Yeah, I tried to get my new diesel pusher inspected by an independent inspector but General RV in Birch Run, MI would not allow it. They said it was brand new and under warranty. They also do a PDI before the buyer arrives – so what’s the sense. Besides, it takes up too much of “their” time. Had I not traveled so far and placed a substantial deposit, I would have walked.
An RV buyer’s inspection sounds great and worth the money. BUT (always one of those) not usually practical when the buyer lives in a rural area. The nearest RV dealer (and I wouldn’t buy from them anyway) is a 100 miles away. So when you are buying a unit that far away, you typically can’t haul the unit to somebody you know. And it isn’t like you can easily haul your inspector to the dealership. Finding an independent inspector closer to the dealership and determining that individuals quality is far from easy. Let alone getting everybody on the same schedule.
I’ve accepted this and wear my grungy clothes, flashlight, tape measure, level and ask to borrow a ladder from the dealership. Management might roll their eyes, but the RV techs in the shop almost never do and can be helpful.
You have identified one of the several challenges to get a reliable pre-delivery inspection when buying a RV from an individual. When a buyer encounters the challenges you have listed, walk away. Same with the dealership that would not allow the prospective buyer to have his own inspector inspect the unit.

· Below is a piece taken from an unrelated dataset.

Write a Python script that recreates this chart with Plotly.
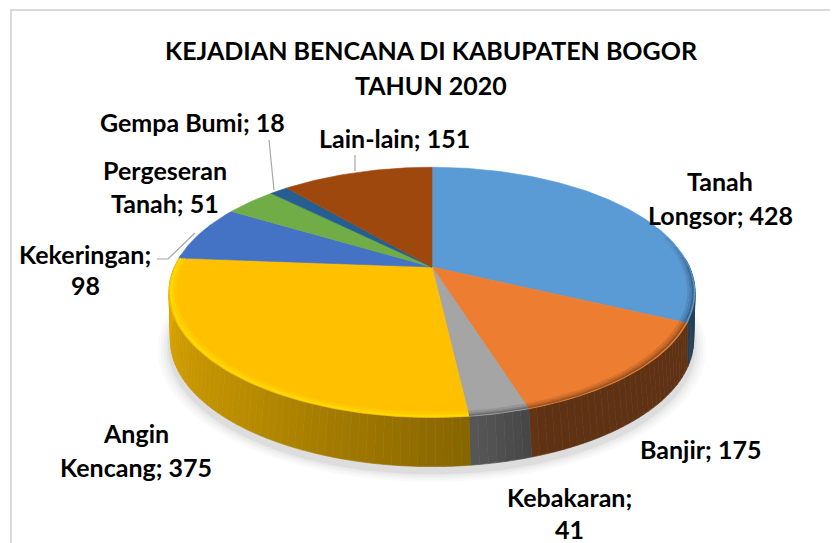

The purchase of a RV is a significant investment and an inadequate inspection with a detailed itemized report should be required, or again, walk away.
My son paid a ‘purported’ RV Inspector $350.00 and was not present when the ‘non-itemized’ inspection was performed (100 miles away). After he towed the rv home, he had to spend about $500.00 to repair the rubber roof to a usable condition, plus a few other less significant issues that were not identified & repaired. He canceled the $350.00 payment and did not hear back from the ‘inspector’.
Not many things in the RV world are ‘simple’!
Terrible story, but left out the most important details: Manufacturer and Model?
(full disclosure, I’m a certified RV Inspector). It is amazing things I’ve seen in last 3 yrs. I think the worst was, $350,000 Super Class C, brand new, laundry list of 46 things wrong with it, including: water leaks, propane leak, generator that did not work, just unreal.
The pictures indicate that unit was being transported to the dealer during a snow storm where salt was spread on the highway to clear the snow and got covered in salt spray. Looks just like the bottom of a new car I had years ago when I lived in northern IL after the first three months of driving on salt covered roads.
We live in Southeast Pa. and Brine is worse than Salt. It has actually rotted the tool bins and bottom floor of my work truck. $65,000.00 down the drain
I agree the Brine they use is is worst than salt. Plus they use salt like they get paid for how much they use. I heard one of the TT’s brands had trouble with frames rusting quickly. As an inspector for the Army it was difficult to stop rust 100 percent on frames unless you dipped them in plating tanks then sealed the cracks prior to painting.